> GIVEN PROBLEM
Everything in the data should be repeated exactly, save for the images.

> SUPPLIED MATERIAL
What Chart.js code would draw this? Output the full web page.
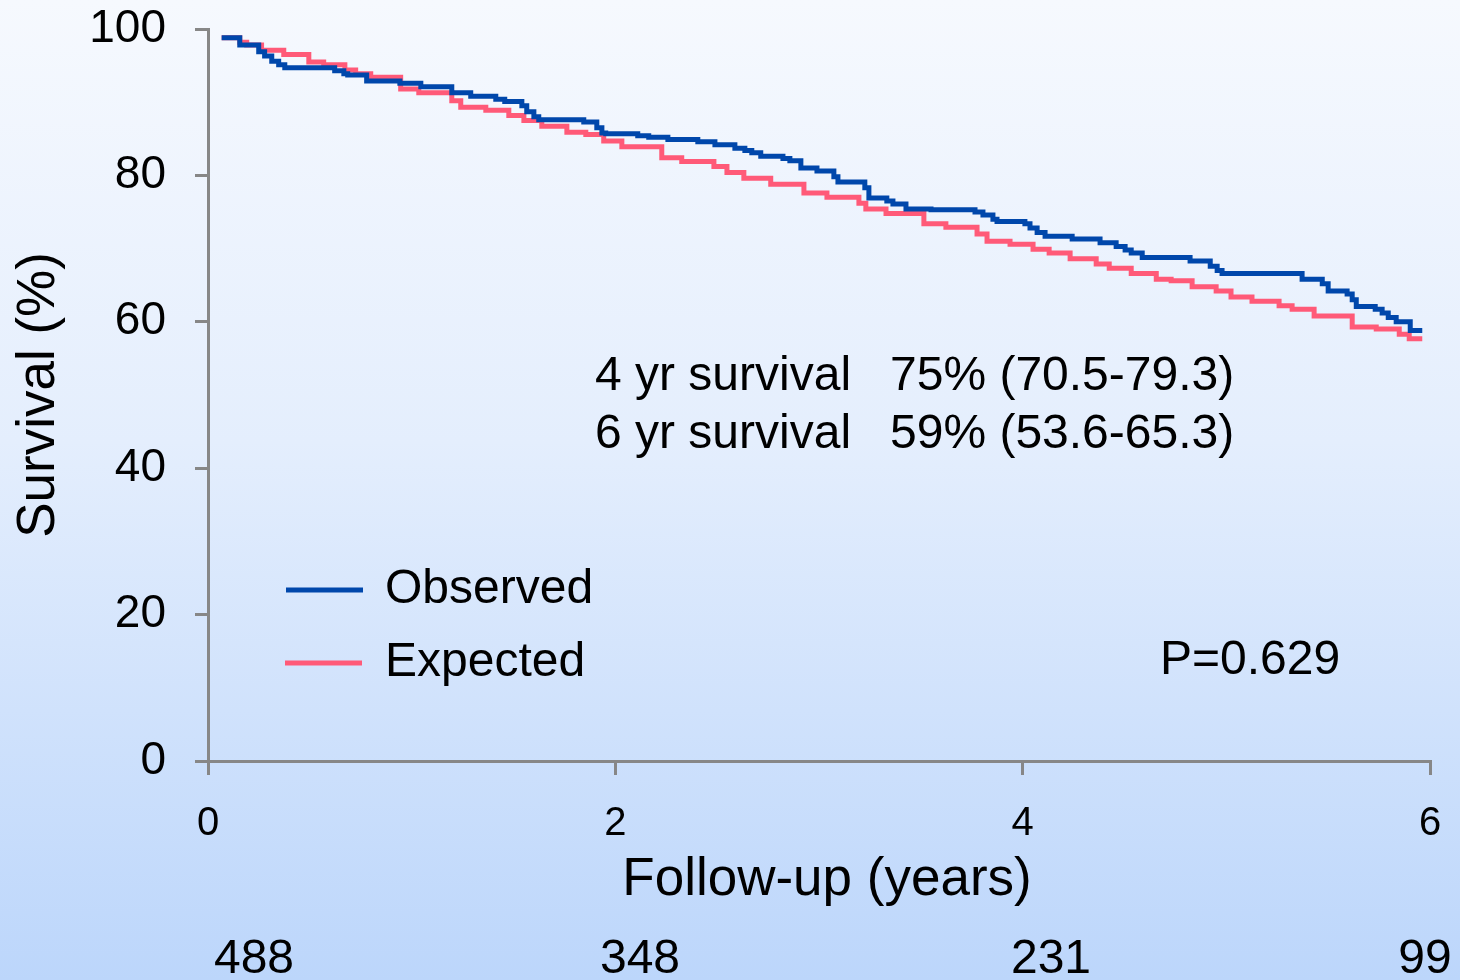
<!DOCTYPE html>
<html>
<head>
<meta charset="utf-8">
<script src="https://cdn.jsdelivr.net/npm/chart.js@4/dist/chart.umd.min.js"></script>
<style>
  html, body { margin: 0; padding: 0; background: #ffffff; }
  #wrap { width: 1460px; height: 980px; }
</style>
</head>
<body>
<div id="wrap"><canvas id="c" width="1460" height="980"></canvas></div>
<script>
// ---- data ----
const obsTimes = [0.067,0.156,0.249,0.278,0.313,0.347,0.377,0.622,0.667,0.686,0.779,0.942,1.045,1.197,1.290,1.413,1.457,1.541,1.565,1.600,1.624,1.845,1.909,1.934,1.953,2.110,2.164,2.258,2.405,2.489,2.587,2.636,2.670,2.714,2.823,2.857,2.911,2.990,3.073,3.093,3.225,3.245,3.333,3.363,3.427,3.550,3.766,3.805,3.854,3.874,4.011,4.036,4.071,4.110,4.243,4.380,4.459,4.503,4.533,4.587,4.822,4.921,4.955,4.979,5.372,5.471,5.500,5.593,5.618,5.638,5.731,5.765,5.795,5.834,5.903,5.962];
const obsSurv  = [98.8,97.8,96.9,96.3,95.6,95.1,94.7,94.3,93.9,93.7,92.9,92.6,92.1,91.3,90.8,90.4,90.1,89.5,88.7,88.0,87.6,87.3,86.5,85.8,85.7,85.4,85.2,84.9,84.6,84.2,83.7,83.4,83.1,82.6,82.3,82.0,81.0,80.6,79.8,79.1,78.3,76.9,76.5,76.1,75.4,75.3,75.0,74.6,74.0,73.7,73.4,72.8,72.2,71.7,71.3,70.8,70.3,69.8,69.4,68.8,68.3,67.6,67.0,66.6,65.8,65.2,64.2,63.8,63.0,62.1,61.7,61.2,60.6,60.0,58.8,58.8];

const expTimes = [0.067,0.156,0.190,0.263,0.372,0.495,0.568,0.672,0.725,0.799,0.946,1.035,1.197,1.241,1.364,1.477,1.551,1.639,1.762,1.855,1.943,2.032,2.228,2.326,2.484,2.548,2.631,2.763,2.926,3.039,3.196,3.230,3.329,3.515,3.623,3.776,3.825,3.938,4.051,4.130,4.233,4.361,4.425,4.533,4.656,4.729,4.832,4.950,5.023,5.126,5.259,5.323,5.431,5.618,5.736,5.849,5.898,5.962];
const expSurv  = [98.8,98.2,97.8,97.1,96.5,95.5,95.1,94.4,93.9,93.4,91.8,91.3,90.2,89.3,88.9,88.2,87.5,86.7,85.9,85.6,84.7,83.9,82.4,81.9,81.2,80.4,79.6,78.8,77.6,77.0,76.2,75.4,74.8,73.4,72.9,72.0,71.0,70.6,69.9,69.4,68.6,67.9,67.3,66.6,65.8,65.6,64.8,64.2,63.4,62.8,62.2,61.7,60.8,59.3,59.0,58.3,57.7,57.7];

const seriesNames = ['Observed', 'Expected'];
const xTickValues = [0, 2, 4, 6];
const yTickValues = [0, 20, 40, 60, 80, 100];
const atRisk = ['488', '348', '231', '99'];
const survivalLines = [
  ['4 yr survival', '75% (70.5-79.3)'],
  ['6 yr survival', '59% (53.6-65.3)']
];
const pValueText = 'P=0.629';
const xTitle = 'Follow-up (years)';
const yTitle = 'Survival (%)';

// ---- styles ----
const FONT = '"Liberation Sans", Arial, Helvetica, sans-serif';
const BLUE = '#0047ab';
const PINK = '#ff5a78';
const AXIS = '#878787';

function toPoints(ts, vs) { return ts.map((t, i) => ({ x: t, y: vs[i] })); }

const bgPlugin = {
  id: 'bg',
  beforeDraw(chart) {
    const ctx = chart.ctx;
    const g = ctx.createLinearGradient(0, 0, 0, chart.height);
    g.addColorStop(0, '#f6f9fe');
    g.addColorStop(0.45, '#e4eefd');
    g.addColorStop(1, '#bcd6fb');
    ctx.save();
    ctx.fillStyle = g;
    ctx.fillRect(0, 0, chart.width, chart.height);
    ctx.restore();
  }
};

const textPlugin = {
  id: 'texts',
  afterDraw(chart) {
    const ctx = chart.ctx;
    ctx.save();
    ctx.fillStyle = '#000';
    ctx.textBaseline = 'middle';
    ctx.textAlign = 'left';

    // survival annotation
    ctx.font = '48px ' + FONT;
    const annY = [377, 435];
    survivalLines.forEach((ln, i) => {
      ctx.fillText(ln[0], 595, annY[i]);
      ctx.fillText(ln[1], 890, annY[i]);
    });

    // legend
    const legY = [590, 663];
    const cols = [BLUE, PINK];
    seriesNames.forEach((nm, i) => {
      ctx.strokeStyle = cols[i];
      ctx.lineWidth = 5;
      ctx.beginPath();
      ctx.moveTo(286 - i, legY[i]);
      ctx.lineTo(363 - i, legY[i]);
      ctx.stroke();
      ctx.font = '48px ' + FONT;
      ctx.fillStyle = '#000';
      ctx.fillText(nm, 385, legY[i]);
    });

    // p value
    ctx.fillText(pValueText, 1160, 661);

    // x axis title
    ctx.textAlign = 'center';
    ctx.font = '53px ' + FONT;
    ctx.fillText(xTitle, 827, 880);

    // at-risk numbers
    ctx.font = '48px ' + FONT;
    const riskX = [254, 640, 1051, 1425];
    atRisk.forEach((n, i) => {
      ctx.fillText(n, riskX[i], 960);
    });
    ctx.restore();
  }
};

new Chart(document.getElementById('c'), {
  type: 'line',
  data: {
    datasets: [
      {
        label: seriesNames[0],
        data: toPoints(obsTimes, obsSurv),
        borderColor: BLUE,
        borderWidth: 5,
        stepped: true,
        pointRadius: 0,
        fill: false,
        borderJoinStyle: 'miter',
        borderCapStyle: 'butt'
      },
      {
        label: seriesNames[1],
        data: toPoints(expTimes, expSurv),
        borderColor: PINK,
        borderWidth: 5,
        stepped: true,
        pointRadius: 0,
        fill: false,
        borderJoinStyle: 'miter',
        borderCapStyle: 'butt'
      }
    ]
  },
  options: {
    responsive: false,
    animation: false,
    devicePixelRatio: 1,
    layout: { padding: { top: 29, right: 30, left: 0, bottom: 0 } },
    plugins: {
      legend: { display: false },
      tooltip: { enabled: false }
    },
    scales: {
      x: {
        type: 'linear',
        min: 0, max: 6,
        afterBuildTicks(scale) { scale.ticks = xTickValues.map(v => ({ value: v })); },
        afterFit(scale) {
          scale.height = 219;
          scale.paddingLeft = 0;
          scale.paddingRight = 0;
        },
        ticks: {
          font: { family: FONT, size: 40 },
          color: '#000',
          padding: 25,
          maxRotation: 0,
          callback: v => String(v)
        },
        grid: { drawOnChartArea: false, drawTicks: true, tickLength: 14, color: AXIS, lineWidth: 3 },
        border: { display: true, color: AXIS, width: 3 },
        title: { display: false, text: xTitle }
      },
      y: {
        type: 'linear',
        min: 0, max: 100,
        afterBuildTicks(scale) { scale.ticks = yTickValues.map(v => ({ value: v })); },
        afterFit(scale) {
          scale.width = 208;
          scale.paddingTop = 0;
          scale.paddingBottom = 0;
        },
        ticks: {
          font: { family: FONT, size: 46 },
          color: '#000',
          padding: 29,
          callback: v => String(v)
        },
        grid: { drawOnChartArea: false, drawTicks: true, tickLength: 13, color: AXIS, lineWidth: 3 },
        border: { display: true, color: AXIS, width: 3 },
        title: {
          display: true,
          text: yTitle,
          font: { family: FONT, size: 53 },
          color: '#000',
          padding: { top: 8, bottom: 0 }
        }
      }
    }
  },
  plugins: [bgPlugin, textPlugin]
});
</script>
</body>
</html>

> FINISHED EXERCISE
What Chart.js code would draw this? Output the full web page.
<!DOCTYPE html>
<html>
<head>
<meta charset="utf-8">
<script src="https://cdn.jsdelivr.net/npm/chart.js@4/dist/chart.umd.min.js"></script>
<style>
  html, body { margin: 0; padding: 0; background: #ffffff; }
  #wrap { width: 1460px; height: 980px; }
</style>
</head>
<body>
<div id="wrap"><canvas id="c" width="1460" height="980"></canvas></div>
<script>
// ---- data ----
const obsTimes = [0.067,0.156,0.249,0.278,0.313,0.347,0.377,0.622,0.667,0.686,0.779,0.942,1.045,1.197,1.290,1.413,1.457,1.541,1.565,1.600,1.624,1.845,1.909,1.934,1.953,2.110,2.164,2.258,2.405,2.489,2.587,2.636,2.670,2.714,2.823,2.857,2.911,2.990,3.073,3.093,3.225,3.245,3.333,3.363,3.427,3.550,3.766,3.805,3.854,3.874,4.011,4.036,4.071,4.110,4.243,4.380,4.459,4.503,4.533,4.587,4.822,4.921,4.955,4.979,5.372,5.471,5.500,5.593,5.618,5.638,5.731,5.765,5.795,5.834,5.903,5.962];
const obsSurv  = [98.8,97.8,96.9,96.3,95.6,95.1,94.7,94.3,93.9,93.7,92.9,92.6,92.1,91.3,90.8,90.4,90.1,89.5,88.7,88.0,87.6,87.3,86.5,85.8,85.7,85.4,85.2,84.9,84.6,84.2,83.7,83.4,83.1,82.6,82.3,82.0,81.0,80.6,79.8,79.1,78.3,76.9,76.5,76.1,75.4,75.3,75.0,74.6,74.0,73.7,73.4,72.8,72.2,71.7,71.3,70.8,70.3,69.8,69.4,68.8,68.3,67.6,67.0,66.6,65.8,65.2,64.2,63.8,63.0,62.1,61.7,61.2,60.6,60.0,58.8,58.8];

const expTimes = [0.067,0.156,0.190,0.263,0.372,0.495,0.568,0.672,0.725,0.799,0.946,1.035,1.197,1.241,1.364,1.477,1.551,1.639,1.762,1.855,1.943,2.032,2.228,2.326,2.484,2.548,2.631,2.763,2.926,3.039,3.196,3.230,3.329,3.515,3.623,3.776,3.825,3.938,4.051,4.130,4.233,4.361,4.425,4.533,4.656,4.729,4.832,4.950,5.023,5.126,5.259,5.323,5.431,5.618,5.736,5.849,5.898,5.962];
const expSurv  = [98.8,98.2,97.8,97.1,96.5,95.5,95.1,94.4,93.9,93.4,91.8,91.3,90.2,89.3,88.9,88.2,87.5,86.7,85.9,85.6,84.7,83.9,82.4,81.9,81.2,80.4,79.6,78.8,77.6,77.0,76.2,75.4,74.8,73.4,72.9,72.0,71.0,70.6,69.9,69.4,68.6,67.9,67.3,66.6,65.8,65.6,64.8,64.2,63.4,62.8,62.2,61.7,60.8,59.3,59.0,58.3,57.7,57.7];

const seriesNames = ['Observed', 'Expected'];
const xTickValues = [0, 2, 4, 6];
const yTickValues = [0, 20, 40, 60, 80, 100];
const atRisk = ['488', '348', '231', '99'];
const survivalLines = [
  ['4 yr survival', '75% (70.5-79.3)'],
  ['6 yr survival', '59% (53.6-65.3)']
];
const pValueText = 'P=0.629';
const xTitle = 'Follow-up (years)';
const yTitle = 'Survival (%)';

// ---- styles ----
const FONT = '"Liberation Sans", Arial, Helvetica, sans-serif';
const BLUE = '#0047ab';
const PINK = '#ff5a78';
const AXIS = '#878787';

function toPoints(ts, vs) { return ts.map((t, i) => ({ x: t, y: vs[i] })); }

const bgPlugin = {
  id: 'bg',
  beforeDraw(chart) {
    const ctx = chart.ctx;
    const g = ctx.createLinearGradient(0, 0, 0, chart.height);
    g.addColorStop(0, '#f6f9fe');
    g.addColorStop(0.45, '#e4eefd');
    g.addColorStop(1, '#bcd6fb');
    ctx.save();
    ctx.fillStyle = g;
    ctx.fillRect(0, 0, chart.width, chart.height);
    ctx.restore();
  }
};

const textPlugin = {
  id: 'texts',
  afterDraw(chart) {
    const ctx = chart.ctx;
    ctx.save();
    ctx.fillStyle = '#000';
    ctx.textBaseline = 'middle';
    ctx.textAlign = 'left';

    // survival annotation
    ctx.font = '48px ' + FONT;
    const annY = [377, 435];
    survivalLines.forEach((ln, i) => {
      ctx.fillText(ln[0], 595, annY[i]);
      ctx.fillText(ln[1], 890, annY[i]);
    });

    // legend
    const legY = [590, 663];
    const cols = [BLUE, PINK];
    seriesNames.forEach((nm, i) => {
      ctx.strokeStyle = cols[i];
      ctx.lineWidth = 5;
      ctx.beginPath();
      ctx.moveTo(286 - i, legY[i]);
      ctx.lineTo(363 - i, legY[i]);
      ctx.stroke();
      ctx.font = '48px ' + FONT;
      ctx.fillStyle = '#000';
      ctx.fillText(nm, 385, legY[i]);
    });

    // p value
    ctx.fillText(pValueText, 1160, 661);

    // x axis title
    ctx.textAlign = 'center';
    ctx.font = '53px ' + FONT;
    ctx.fillText(xTitle, 827, 880);

    // at-risk numbers
    ctx.font = '48px ' + FONT;
    const riskX = [254, 640, 1051, 1425];
    atRisk.forEach((n, i) => {
      ctx.fillText(n, riskX[i], 960);
    });
    ctx.restore();
  }
};

new Chart(document.getElementById('c'), {
  type: 'line',
  data: {
    datasets: [
      {
        label: seriesNames[0],
        data: toPoints(obsTimes, obsSurv),
        borderColor: BLUE,
        borderWidth: 5,
        stepped: true,
        pointRadius: 0,
        fill: false,
        borderJoinStyle: 'miter',
        borderCapStyle: 'butt'
      },
      {
        label: seriesNames[1],
        data: toPoints(expTimes, expSurv),
        borderColor: PINK,
        borderWidth: 5,
        stepped: true,
        pointRadius: 0,
        fill: false,
        borderJoinStyle: 'miter',
        borderCapStyle: 'butt'
      }
    ]
  },
  options: {
    responsive: false,
    animation: false,
    devicePixelRatio: 1,
    layout: { padding: { top: 29, right: 30, left: 0, bottom: 0 } },
    plugins: {
      legend: { display: false },
      tooltip: { enabled: false }
    },
    scales: {
      x: {
        type: 'linear',
        min: 0, max: 6,
        afterBuildTicks(scale) { scale.ticks = xTickValues.map(v => ({ value: v })); },
        afterFit(scale) {
          scale.height = 219;
          scale.paddingLeft = 0;
          scale.paddingRight = 0;
        },
        ticks: {
          font: { family: FONT, size: 40 },
          color: '#000',
          padding: 25,
          maxRotation: 0,
          callback: v => String(v)
        },
        grid: { drawOnChartArea: false, drawTicks: true, tickLength: 14, color: AXIS, lineWidth: 3 },
        border: { display: true, color: AXIS, width: 3 },
        title: { display: false, text: xTitle }
      },
      y: {
        type: 'linear',
        min: 0, max: 100,
        afterBuildTicks(scale) { scale.ticks = yTickValues.map(v => ({ value: v })); },
        afterFit(scale) {
          scale.width = 208;
          scale.paddingTop = 0;
          scale.paddingBottom = 0;
        },
        ticks: {
          font: { family: FONT, size: 46 },
          color: '#000',
          padding: 29,
          callback: v => String(v)
        },
        grid: { drawOnChartArea: false, drawTicks: true, tickLength: 13, color: AXIS, lineWidth: 3 },
        border: { display: true, color: AXIS, width: 3 },
        title: {
          display: true,
          text: yTitle,
          font: { family: FONT, size: 53 },
          color: '#000',
          padding: { top: 8, bottom: 0 }
        }
      }
    }
  },
  plugins: [bgPlugin, textPlugin]
});
</script>
</body>
</html>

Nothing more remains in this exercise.